Stubbornly high inflation has become a major political issue in Britain as it outstrips pay growth, and supermarket chains have had to defend themselves against claims they are profiteering from a cost-of-living crisis.
All of Britain's major food retailers, including market leader Tesco, Sainsbury's and , have announced price cuts of some staple items in recent weeks - moves closely watched not just by consumers but also by the Bank of England and lawmakers.
Iceland Foods, which specialises in frozen foods and trades from over 950 stores and online, said it had cut the prices of 500 household essentials.
Reduced items include a pack of 15 Youngs fish fingers, cut to £2 from £3.50, McCain home chips (2.25 kg), cut from £5 to £4.25, and Iceland chicken breast fillets (600g), cut from £4 to £3.60.

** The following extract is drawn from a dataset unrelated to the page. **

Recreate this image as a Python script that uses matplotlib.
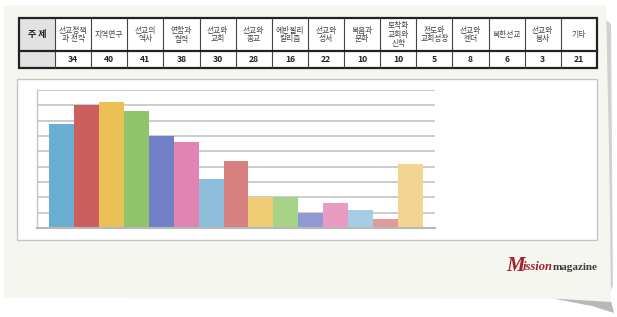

Official data for UK inflation in June will be published on Wednesday. It was running at 8.7% in May, the highest rate among the world's big rich economies, with food and drink inflation at 18.3%.
Governments across Europe have been struggling with high inflation. Last month the French government secured a pledge from 75 food companies to cut prices on hundreds of products.
Hungary, meanwhile, has imposed mandatory price cuts.
While the UK government has raised concerns about soaring food prices it has said it is not considering imposing price caps.
Last week, the Institute of Grocery Distribution cautioned that while food price inflation in Britain will decline through the remainder of 2023 it will still be about 9% in December.